*Work instructions*. Drop every picture, then transcribe the remaining data exactly.

*Supplied material*.

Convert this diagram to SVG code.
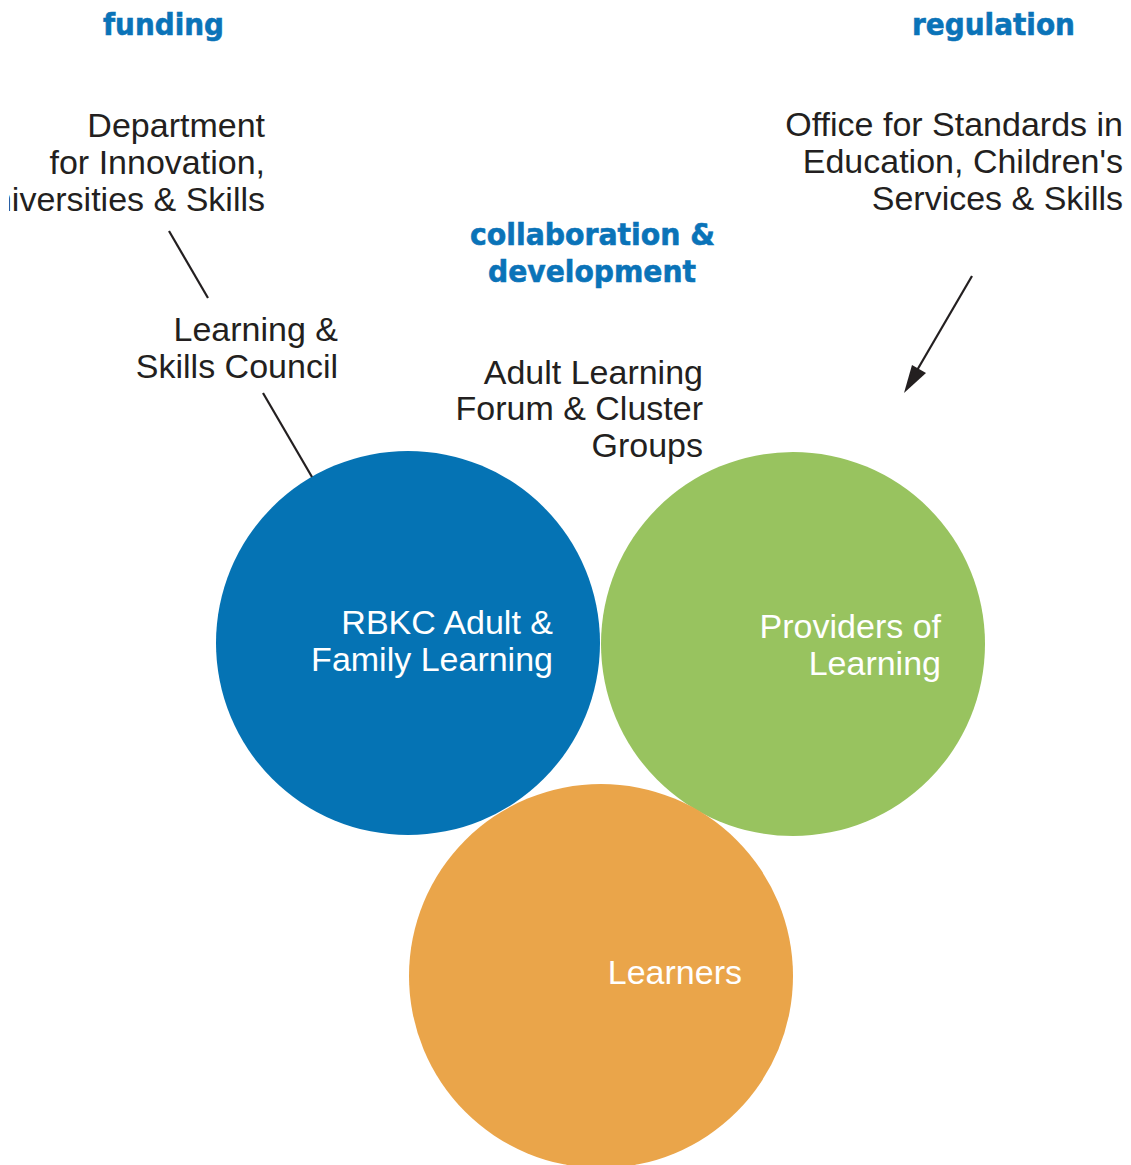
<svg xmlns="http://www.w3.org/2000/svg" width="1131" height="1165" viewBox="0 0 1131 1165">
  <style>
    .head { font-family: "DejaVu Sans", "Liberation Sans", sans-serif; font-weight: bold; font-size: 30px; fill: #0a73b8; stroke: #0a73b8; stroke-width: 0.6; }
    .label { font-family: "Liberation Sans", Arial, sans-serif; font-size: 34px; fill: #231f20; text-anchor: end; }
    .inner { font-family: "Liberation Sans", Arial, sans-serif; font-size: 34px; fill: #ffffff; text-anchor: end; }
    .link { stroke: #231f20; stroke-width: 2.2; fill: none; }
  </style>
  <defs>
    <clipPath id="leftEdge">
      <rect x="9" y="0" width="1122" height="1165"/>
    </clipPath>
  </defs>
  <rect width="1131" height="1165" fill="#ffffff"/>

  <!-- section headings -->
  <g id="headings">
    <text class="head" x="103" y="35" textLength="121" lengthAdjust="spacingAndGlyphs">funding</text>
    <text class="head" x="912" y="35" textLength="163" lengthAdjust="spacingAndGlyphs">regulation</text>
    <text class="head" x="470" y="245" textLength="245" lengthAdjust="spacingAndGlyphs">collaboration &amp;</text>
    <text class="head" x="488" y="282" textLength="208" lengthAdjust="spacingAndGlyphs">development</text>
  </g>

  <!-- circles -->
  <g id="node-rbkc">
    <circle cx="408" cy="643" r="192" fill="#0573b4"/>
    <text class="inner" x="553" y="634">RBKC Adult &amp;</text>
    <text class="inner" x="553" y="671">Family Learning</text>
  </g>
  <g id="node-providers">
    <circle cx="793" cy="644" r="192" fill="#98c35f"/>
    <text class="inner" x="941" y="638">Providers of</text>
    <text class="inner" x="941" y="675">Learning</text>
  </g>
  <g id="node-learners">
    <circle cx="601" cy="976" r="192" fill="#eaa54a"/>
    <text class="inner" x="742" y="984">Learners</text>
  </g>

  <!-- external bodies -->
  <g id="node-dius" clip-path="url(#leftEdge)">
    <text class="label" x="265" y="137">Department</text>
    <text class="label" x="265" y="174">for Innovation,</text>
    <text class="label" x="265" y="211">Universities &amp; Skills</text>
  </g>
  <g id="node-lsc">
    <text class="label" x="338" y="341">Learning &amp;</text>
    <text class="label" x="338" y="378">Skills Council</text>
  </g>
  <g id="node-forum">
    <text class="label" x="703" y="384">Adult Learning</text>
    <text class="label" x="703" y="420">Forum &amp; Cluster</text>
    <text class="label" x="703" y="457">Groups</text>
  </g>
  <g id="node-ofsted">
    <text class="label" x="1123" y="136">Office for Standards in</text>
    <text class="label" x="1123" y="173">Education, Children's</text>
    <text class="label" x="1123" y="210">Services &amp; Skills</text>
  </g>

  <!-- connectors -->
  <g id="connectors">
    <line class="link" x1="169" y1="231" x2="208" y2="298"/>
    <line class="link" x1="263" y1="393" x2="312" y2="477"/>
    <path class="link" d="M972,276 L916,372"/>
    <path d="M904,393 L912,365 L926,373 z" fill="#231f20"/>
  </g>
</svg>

*Result*.
Convert this diagram to SVG code.
<svg xmlns="http://www.w3.org/2000/svg" width="1131" height="1165" viewBox="0 0 1131 1165">
  <style>
    .head { font-family: "DejaVu Sans", "Liberation Sans", sans-serif; font-weight: bold; font-size: 30px; fill: #0a73b8; stroke: #0a73b8; stroke-width: 0.6; }
    .label { font-family: "Liberation Sans", Arial, sans-serif; font-size: 34px; fill: #231f20; text-anchor: end; }
    .inner { font-family: "Liberation Sans", Arial, sans-serif; font-size: 34px; fill: #ffffff; text-anchor: end; }
    .link { stroke: #231f20; stroke-width: 2.2; fill: none; }
  </style>
  <defs>
    <clipPath id="leftEdge">
      <rect x="9" y="0" width="1122" height="1165"/>
    </clipPath>
  </defs>
  <rect width="1131" height="1165" fill="#ffffff"/>

  <!-- section headings -->
  <g id="headings">
    <text class="head" x="103" y="35" textLength="121" lengthAdjust="spacingAndGlyphs">funding</text>
    <text class="head" x="912" y="35" textLength="163" lengthAdjust="spacingAndGlyphs">regulation</text>
    <text class="head" x="470" y="245" textLength="245" lengthAdjust="spacingAndGlyphs">collaboration &amp;</text>
    <text class="head" x="488" y="282" textLength="208" lengthAdjust="spacingAndGlyphs">development</text>
  </g>

  <!-- circles -->
  <g id="node-rbkc">
    <circle cx="408" cy="643" r="192" fill="#0573b4"/>
    <text class="inner" x="553" y="634">RBKC Adult &amp;</text>
    <text class="inner" x="553" y="671">Family Learning</text>
  </g>
  <g id="node-providers">
    <circle cx="793" cy="644" r="192" fill="#98c35f"/>
    <text class="inner" x="941" y="638">Providers of</text>
    <text class="inner" x="941" y="675">Learning</text>
  </g>
  <g id="node-learners">
    <circle cx="601" cy="976" r="192" fill="#eaa54a"/>
    <text class="inner" x="742" y="984">Learners</text>
  </g>

  <!-- external bodies -->
  <g id="node-dius" clip-path="url(#leftEdge)">
    <text class="label" x="265" y="137">Department</text>
    <text class="label" x="265" y="174">for Innovation,</text>
    <text class="label" x="265" y="211">Universities &amp; Skills</text>
  </g>
  <g id="node-lsc">
    <text class="label" x="338" y="341">Learning &amp;</text>
    <text class="label" x="338" y="378">Skills Council</text>
  </g>
  <g id="node-forum">
    <text class="label" x="703" y="384">Adult Learning</text>
    <text class="label" x="703" y="420">Forum &amp; Cluster</text>
    <text class="label" x="703" y="457">Groups</text>
  </g>
  <g id="node-ofsted">
    <text class="label" x="1123" y="136">Office for Standards in</text>
    <text class="label" x="1123" y="173">Education, Children's</text>
    <text class="label" x="1123" y="210">Services &amp; Skills</text>
  </g>

  <!-- connectors -->
  <g id="connectors">
    <line class="link" x1="169" y1="231" x2="208" y2="298"/>
    <line class="link" x1="263" y1="393" x2="312" y2="477"/>
    <path class="link" d="M972,276 L916,372"/>
    <path d="M904,393 L912,365 L926,373 z" fill="#231f20"/>
  </g>
</svg>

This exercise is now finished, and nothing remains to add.